High motility reduces grazing mortality of planktonic bacteria

Abstract

We tested the impact of bacterial swimming speed on the survival of planktonic bacteria in the presence of protozoan grazers. Grazing experiments with three common bacterivorous nanoflagellates revealed low clearance rates for highly motile bacteria. High-resolution video microscopy demonstrated that the number of predator-prey contacts increased with bacterial swimming speed, but ingestion rates dropped at speeds of >25 microm s(-1) as a result of handling problems with highly motile cells. Comparative studies of a moderately motile strain (<25 microm s(-1)) and a highly motile strain (>45 microm s(-1)) further revealed changes in the bacterial swimming speed distribution due to speed-selective flagellate grazing. Better long-term survival of the highly motile strain was indicated by fourfold-higher bacterial numbers in the presence of grazing compared to the moderately motile strain.
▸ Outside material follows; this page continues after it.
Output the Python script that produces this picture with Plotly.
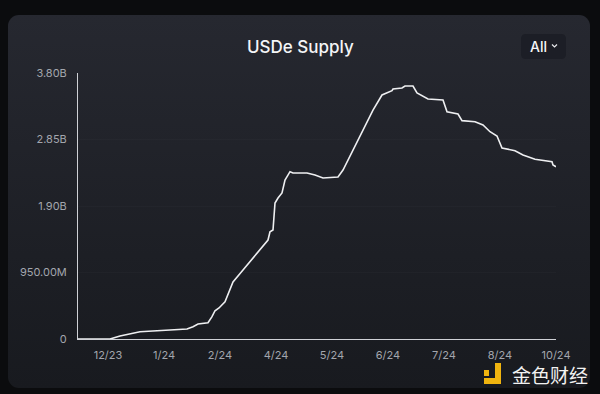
import plotly.graph_objects as go

# ---- data ----
x_idx = [0, 32, 42, 62, 92, 109, 115, 120, 130, 134, 137, 141, 147, 152, 155, 165, 179, 190, 192, 195,
         197, 200, 204, 207, 212, 215, 229, 237, 245, 260, 265, 270, 275, 285, 295, 304, 314, 315, 324, 327,
         335, 339, 350, 365, 369, 380, 384, 397, 405, 412, 419, 424, 437, 445, 457, 474, 475, 478]
supply_m = [0, 0, 43, 104, 129, 143, 176, 214, 233, 319, 404, 443, 533, 700, 814, 986, 1229, 1414, 1533, 1557,
            1943, 2014, 2086, 2271, 2390, 2371, 2371, 2343, 2300, 2314, 2414, 2557, 2700, 2986, 3271, 3486, 3547, 3571, 3586, 3614,
            3614, 3514, 3429, 3414, 3247, 3214, 3119, 3104, 3057, 2961, 2900, 2729, 2690, 2629, 2567, 2533, 2486, 2461]
supply = [v * 1e6 for v in supply_m]

x_tick_vals = [30, 86, 142, 198, 254, 310, 366, 422, 478]
x_tick_text = ["12/23", "1/24", "2/24", "4/24", "5/24", "6/24", "7/24", "8/24", "10/24"]
y_tick_vals = [0, 0.95e9, 1.9e9, 2.85e9, 3.8e9]
y_tick_text = ["0", "950.00M", "1.90B", "2.85B", "3.80B"]

W, H = 600, 394
L, R, T, B = 78, 44, 73, 55
PW, PH = W - L - R, H - T - B


def px(x):
    return (x - L) / PW


def py(y):
    return (H - B - y) / PH


fig = go.Figure()
fig.add_trace(go.Scatter(x=x_idx, y=supply, mode="lines",
                         line=dict(color="#eeeff1", width=1.6), hoverinfo="skip"))

svg = ("data:image/svg+xml;utf8,"
       "<svg xmlns='http://www.w3.org/2000/svg' width='582' height='373' viewBox='0 0 582 373'>"
       "<defs><linearGradient id='g' x1='0' y1='0' x2='0' y2='1'>"
       "<stop offset='0' stop-color='%23262830'/><stop offset='1' stop-color='%23181a1f'/>"
       "</linearGradient></defs>"
       "<rect x='0' y='0' width='582' height='373' rx='11' ry='11' fill='url(%23g)'/></svg>")
fig.add_layout_image(dict(source=svg, xref="paper", yref="paper",
                          x=px(8), y=py(15), sizex=px(590) - px(8), sizey=py(15) - py(388),
                          xanchor="left", yanchor="top", sizing="stretch", layer="below"))

shapes = []
# dropdown button
bx0, bx1, by0, by1, r = 521, 566, 34, 59, 5
path = (f"M {px(bx0 + r)},{py(by0)} L {px(bx1 - r)},{py(by0)} Q {px(bx1)},{py(by0)} {px(bx1)},{py(by0 + r)} "
        f"L {px(bx1)},{py(by1 - r)} Q {px(bx1)},{py(by1)} {px(bx1 - r)},{py(by1)} "
        f"L {px(bx0 + r)},{py(by1)} Q {px(bx0)},{py(by1)} {px(bx0)},{py(by1 - r)} "
        f"L {px(bx0)},{py(by0 + r)} Q {px(bx0)},{py(by0)} {px(bx0 + r)},{py(by0)} Z")
shapes.append(dict(type="path", xref="paper", yref="paper", path=path,
                   fillcolor="#1c1e26", line=dict(width=0), layer="below"))
# chevron
shapes.append(dict(type="path", xref="paper", yref="paper",
                   path=f"M {px(552)},{py(44.5)} L {px(554.5)},{py(47)} L {px(557)},{py(44.5)}",
                   line=dict(color="#e8e9ec", width=1.2)))
# logo (yellow)
yellow = "#f0b40f"
for (x0, y0, x1, y1) in [(484, 370, 489, 376), (495, 363, 501, 384), (484, 378, 501, 384)]:
    shapes.append(dict(type="rect", xref="paper", yref="paper",
                       x0=px(x0), x1=px(x1), y0=py(y1), y1=py(y0),
                       fillcolor=yellow, line=dict(width=0)))

annotations = [
    dict(text="USDe Supply", x=px(300), y=py(47), xref="paper", yref="paper", showarrow=False,
         font=dict(family="Inter", size=17, color="#f4f5f7", weight=500), xanchor="center", yanchor="middle"),
    dict(text="All", x=px(538), y=py(46.5), xref="paper", yref="paper", showarrow=False,
         font=dict(family="Inter", size=14, color="#f4f5f7", weight=500), xanchor="center", yanchor="middle"),
    dict(text="金色财经", x=px(550), y=py(374), xref="paper", yref="paper", showarrow=False,
         font=dict(family="Noto Sans CJK SC", size=19, color="#f2f2f2"), xanchor="center", yanchor="middle"),
]

fig.update_layout(
    width=W, height=H, margin=dict(l=L, r=R, t=T, b=B),
    paper_bgcolor="#0b0c0e", plot_bgcolor="rgba(0,0,0,0)",
    showlegend=False, shapes=shapes, annotations=annotations,
    xaxis=dict(range=[0, 478], tickmode="array", tickvals=x_tick_vals, ticktext=x_tick_text,
               showgrid=False, zeroline=False, showline=True, linecolor="#cfd1d6", linewidth=1,
               ticks="outside", ticklen=6, tickcolor="rgba(0,0,0,0)",
               tickfont=dict(family="Inter", size=11, color="#a3a6ad")),
    yaxis=dict(range=[0, 3.8e9], tickmode="array", tickvals=y_tick_vals, ticktext=y_tick_text,
               showgrid=True, gridcolor="rgba(255,255,255,0.02)", zeroline=False,
               showline=True, linecolor="#cfd1d6", linewidth=1,
               ticks="outside", ticklen=8, tickcolor="rgba(0,0,0,0)",
               tickfont=dict(family="Inter", size=11, color="#a3a6ad")),
)

fig.write_html("out.html")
Putative constraints of maintaining high swimming speeds were tested at high growth rates and under starvation with the following results: (i) for two out of three strains increased growth rate resulted in larger and slower bacterial cells, and (ii) starved cells became smaller but maintained their swimming speeds. Combined data sets for bacterial swimming speed and cell size revealed highest grazing losses for moderately motile bacteria with a cell size between 0.2 and 0.4 microm(3). Grazing mortality was lowest for cells of >0.5 microm(3) and small, highly motile bacteria. Survival efficiencies of >95% for the ultramicrobacterial isolate CP-1 (< or =0.1 microm(3), >50 microm s(-1)) illustrated the combined protective action of small cell size and high motility. Our findings suggest that motility has an important adaptive function in the survival of planktonic bacteria during protozoan grazing.

FIG. 1.

Clearance rates of three flagellates on bacterial strains with different motility. P. pavonaceae KB6 showed mean swimming speeds of 17 μm s⁻¹, P. rhodesiae KB23 showed speeds of 29 μm s⁻¹, and P. aeruginosa SG81R1 showed speeds of 44 μm s⁻¹. Bacteria were sorted in the order of increasing swimming speed. Error bars indicate standard deviations of three replicates.

FIG. 2.

Interaction between Spumella sp. and moderately motile P. pavonaceae KB6 (a to c) and highly motile Acidovorax sp. strain CP-2 (d to f). After the prey bacterium is caught in the feeding current of the flagellate (a and d), the moderately motile KB6 is captured by the long flagellum of the flagellate (b) and forced into a food vacuole after 2.3 s (c). Note that the highly motile CP-2 escapes the capture reaction of the flagellate after cell contact (e) and moves out of reach within less than 0.5 s (f). The arrow indicates the location of the prey bacterium. Light video microscopy was used (1,200×, oil immersion). Bar = 5 μm.

FIG. 3.

Flagellate feeding and bacterial survival parameters at different bacterial swimming speeds. The upper graph (A) shows contact rates between bacteria and flagellates (○) and ingestion rates (•). The lower graph (B) illustrates bacterial escape efficiencies after contact with the flagellate (□) and total survival efficiencies (▪). Values are given as means ± standard deviations based on the evaluation of 12 replicates.

FIG. 4.

Grazing-mediated changes of the swimming speed distribution of moderately motile P. rhodesiae CP-17 and highly motile Acidovorax sp. strain CP-2. The top panels show speed distributions before the addition of the flagellate Ochromonas sp. The lower graphs show swimming speed distributions after 5 and 10 h of grazing. The dotted line indicates the median swimming speed. Values of each speed class are given as means ± standard deviations of three replicates. N gives the average number of bacterial cells counted by the motion analysis software.

FIG. 5.

Impact of growth rate and starvation on bacterial swimming speed and cell size. Three bacterial isolates (Acidovorax sp. strain CP-2, P. rhodesiae CP-17, and P. fluorescens CM10) were grown in continuous culture at two different growth rates (A), and culture subsamples were kept without nutrient supply for 20 days (B). The upper graph (A) shows the effect of a 10-fold increase in bacterial growth rate μ from 0.02 h⁻¹ (filled symbols) to 0.2 h⁻¹ (open symbols). The lower graph (B) illustrates changes of cultures which were grown at μ = 0.02 h⁻¹ (filled symbols) and starved for 20 days (open symbols). Values are given as means ± standard deviations on three consecutive days.

FIG. 6.

Bacterial survival efficiencies in the presence of grazing in relation to bacterial cell size and swimming speed. The data presented were pooled from this study and an earlier study which followed the same experimental design (20) to give a total of 23 data points. Each value is the mean of 12 individual observations of flagellate feeding behavior evaluated by high-resolution video microscopy.